Le texte s’appliquera par contre dès son entrée en vigueur aux dossiers égyptien et tunisien. Ces avoirs sont saisis sur la base d’ordonnances du Conseil fédéral datant de 2011, et qui ont été prolongées jusqu’en 2017. Elles s’appuient sur l’article 184Lien externe, alinéa 3, de la Constitution, qui autorise le gouvernement, «lorsque la sauvegarde des intérêts du pays l’exige», à «adopter les ordonnances et prendre les décisions nécessaires». Mais quel sera l’impact de la loi?

La LVP reprend, dans un seule texte, le droit et la pratique actuels en matière de recouvrement d’avoirs. Elle apporte aussi plusieurs innovations, dont la possibilité d’entamer une procédure administrative devant les tribunaux suisses pour confisquer des valeurs déjà bloquées, lorsque l’entraide judiciaire a échoué. Elle prévoit également l’inversion du fardeau de la preuve: en cas de corruption manifeste, il reviendra désormais aux détenteurs des fonds de prouver qu’ils n’ont pas été acquis illicitement.

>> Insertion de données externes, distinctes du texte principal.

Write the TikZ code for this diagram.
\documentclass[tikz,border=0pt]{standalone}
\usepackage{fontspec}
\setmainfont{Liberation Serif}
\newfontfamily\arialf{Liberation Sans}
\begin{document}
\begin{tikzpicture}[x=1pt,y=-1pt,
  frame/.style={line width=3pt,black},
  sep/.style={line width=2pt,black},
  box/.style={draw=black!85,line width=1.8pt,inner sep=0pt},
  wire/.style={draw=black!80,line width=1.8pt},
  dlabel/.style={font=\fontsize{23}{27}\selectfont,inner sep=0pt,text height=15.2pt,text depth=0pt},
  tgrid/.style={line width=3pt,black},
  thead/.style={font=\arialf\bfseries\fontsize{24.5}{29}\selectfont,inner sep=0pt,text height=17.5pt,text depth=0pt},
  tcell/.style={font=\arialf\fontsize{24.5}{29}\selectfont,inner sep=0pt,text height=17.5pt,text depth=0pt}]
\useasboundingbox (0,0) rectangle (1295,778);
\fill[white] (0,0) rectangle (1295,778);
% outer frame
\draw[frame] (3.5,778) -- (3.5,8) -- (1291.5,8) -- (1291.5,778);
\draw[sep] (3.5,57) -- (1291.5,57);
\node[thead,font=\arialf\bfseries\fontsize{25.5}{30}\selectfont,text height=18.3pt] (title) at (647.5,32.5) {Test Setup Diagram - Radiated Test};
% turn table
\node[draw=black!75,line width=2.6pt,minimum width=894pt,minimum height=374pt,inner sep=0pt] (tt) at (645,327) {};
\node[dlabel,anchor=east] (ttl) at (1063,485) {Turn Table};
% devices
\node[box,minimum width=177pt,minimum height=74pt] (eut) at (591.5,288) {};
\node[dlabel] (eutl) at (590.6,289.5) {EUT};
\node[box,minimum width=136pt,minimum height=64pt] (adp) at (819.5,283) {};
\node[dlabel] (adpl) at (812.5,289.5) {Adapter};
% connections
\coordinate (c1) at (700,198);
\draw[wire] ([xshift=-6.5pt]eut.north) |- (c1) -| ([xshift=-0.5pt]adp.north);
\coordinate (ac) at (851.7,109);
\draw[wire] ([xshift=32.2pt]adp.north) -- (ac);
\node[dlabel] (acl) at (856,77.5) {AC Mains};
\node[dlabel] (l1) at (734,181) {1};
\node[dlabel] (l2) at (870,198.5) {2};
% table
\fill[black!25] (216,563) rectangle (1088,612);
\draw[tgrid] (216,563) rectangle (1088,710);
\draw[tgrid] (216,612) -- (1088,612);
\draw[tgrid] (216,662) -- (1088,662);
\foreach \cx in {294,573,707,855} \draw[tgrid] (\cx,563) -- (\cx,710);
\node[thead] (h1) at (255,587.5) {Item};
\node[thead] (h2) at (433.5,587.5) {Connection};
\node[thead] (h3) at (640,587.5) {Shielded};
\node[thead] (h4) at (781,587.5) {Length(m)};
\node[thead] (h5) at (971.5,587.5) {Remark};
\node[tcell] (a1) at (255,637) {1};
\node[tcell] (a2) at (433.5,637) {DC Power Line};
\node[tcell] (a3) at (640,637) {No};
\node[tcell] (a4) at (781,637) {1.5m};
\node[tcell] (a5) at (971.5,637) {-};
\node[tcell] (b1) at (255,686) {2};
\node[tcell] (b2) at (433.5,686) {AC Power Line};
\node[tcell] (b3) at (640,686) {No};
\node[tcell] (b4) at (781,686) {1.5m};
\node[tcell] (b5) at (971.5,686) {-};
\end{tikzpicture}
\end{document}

S’agissant de la Tunisie, la saisie administrative parait inutile, étant donné que l’entraide fonctionne. En outre, le MPC tente déjà de faire passer le clan Ben Ali pour une organisation criminelle, ce qui permettrait d’inverser le fardeau de la preuve. La LVP pourrait en revanche débloquer la situation avec l’Egypte, pense Olivier Longchamp, de la Déclaration de Berne. «Il n’est pas sûr que ces dispositions pourront s’appliquer, car il y a toute une série de conditions à remplir, prévient-il cependant. Surtout, il n’est pas certain qu’elles puissent s’exercer de manière rétroactive.»

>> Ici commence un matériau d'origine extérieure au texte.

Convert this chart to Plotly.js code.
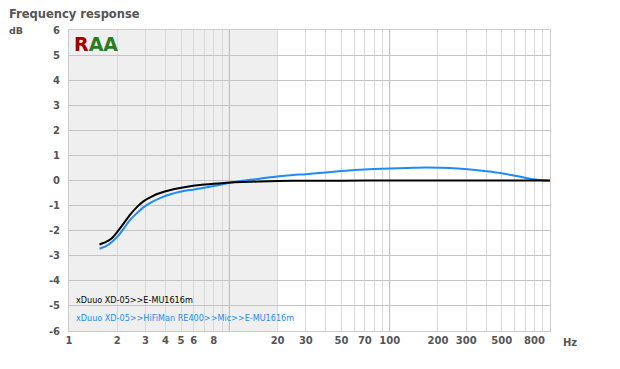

«[La loi] n’a pas été élaborée spécifiquement pour les cas liés au printemps arabe, dit Pierre-Alain Eltschinger, du DFAE. Il ne s’agit ni d’une Lex Moubarak, ni d’une Lex Ben Ali. Les blocages ordonnés par le Conseil fédéral concernent aussi d’autres pays, comme l’Ukraine depuis février 2014. Il appartiendra au Conseil fédéral de décider, au cas par cas, s’il entend faire usage des nouvelles possibilités offertes, notamment de la confiscation administrative.» Le porte-parole ajoute que la LVP n’a pas vocation à «se substituer à l’entraide judiciaire, qui reste la voie privilégiée».